Throughout her career, Shizu Saldamando has used portraiture to assert agency and reclaim representation for her subjects. Depicting friends and artists she has met at dance clubs, music shows, and art scenes, Saldamando’s exploration of youth subculture in Southern California seeks to elevate everyday people who are often overlooked. Saldamando also draws inspiration from her own Chicano and Asian heritage. By representing people on the fringes of society, whose existence Saldamando sees as the embodiment and legacy of historical struggle, she rewrites some of the narratives that exist around identity.

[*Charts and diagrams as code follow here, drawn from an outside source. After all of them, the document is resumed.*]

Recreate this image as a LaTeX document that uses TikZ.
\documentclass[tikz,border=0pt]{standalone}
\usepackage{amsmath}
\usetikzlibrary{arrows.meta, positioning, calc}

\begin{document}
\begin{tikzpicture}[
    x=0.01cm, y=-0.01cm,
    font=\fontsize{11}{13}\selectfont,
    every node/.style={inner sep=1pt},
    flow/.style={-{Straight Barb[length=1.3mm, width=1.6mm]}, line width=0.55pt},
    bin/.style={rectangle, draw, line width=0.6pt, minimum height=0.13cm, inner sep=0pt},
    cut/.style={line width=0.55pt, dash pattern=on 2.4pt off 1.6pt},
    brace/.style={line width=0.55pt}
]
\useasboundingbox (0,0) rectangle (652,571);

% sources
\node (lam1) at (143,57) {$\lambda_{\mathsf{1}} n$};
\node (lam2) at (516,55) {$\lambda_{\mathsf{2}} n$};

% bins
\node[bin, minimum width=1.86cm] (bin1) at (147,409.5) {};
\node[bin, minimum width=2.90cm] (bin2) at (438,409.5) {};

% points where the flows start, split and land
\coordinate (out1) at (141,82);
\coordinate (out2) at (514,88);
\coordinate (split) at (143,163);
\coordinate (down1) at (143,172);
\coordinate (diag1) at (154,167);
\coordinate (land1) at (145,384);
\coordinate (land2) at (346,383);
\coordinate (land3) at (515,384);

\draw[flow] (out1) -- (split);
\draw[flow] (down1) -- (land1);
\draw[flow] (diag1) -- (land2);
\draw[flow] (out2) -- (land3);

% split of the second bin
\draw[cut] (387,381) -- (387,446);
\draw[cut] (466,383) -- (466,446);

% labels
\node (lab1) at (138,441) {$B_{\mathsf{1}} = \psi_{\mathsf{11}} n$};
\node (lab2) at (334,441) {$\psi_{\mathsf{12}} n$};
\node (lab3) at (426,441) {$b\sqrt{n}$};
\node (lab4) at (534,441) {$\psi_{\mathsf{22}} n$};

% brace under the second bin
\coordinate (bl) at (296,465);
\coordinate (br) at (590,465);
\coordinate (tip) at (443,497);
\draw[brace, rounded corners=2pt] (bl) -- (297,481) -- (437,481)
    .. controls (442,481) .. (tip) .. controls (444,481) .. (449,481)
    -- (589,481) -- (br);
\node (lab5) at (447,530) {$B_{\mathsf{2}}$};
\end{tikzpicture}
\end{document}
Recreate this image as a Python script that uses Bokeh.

In Alice Bag, featured in ¡Printing the Revolution!, Saldamando highlights the musician Alice Bag, lead singer and co-founder of The Bags, a Chicana feminist first-wave punk band from Los Angeles. The artist draws from her Chicano roots and the paño art tradition, an art form she sees as an integral part of Chicano culture, to create the portrait.
Most often associated with Chicano prisoners, paño art was originally created as a means of covertly communicating messages using scraps of bedding and found materials. Paños have evolved into an artistic expression for prisoners who have limited access to materials and are now known to be highly detailed pen and pencil drawings on fabric, most frequently handkerchiefs. Paños often include imagery of ancient Mesoamerican scenes, portraits of women, and religious iconography important to Chicano culture. Saldamando has had a long interest in paños as an important symbol of Chicano expression and as a voice of those outside the mainstream. Though usually one-off works, Saldamando integrates paños into the Chicano graphic art tradition. She printed Alice Bag at Self Help Graphics, one of the oldest Chicano print centers in Los Angeles, that also provided space for the Vex, an important Chicano punk rock club.
This is the eighth in a series of blog posts that take a closer look at artworks in ¡Printing the Revolution! The Rise and Impact of Chicano Graphics, 1965 to Now.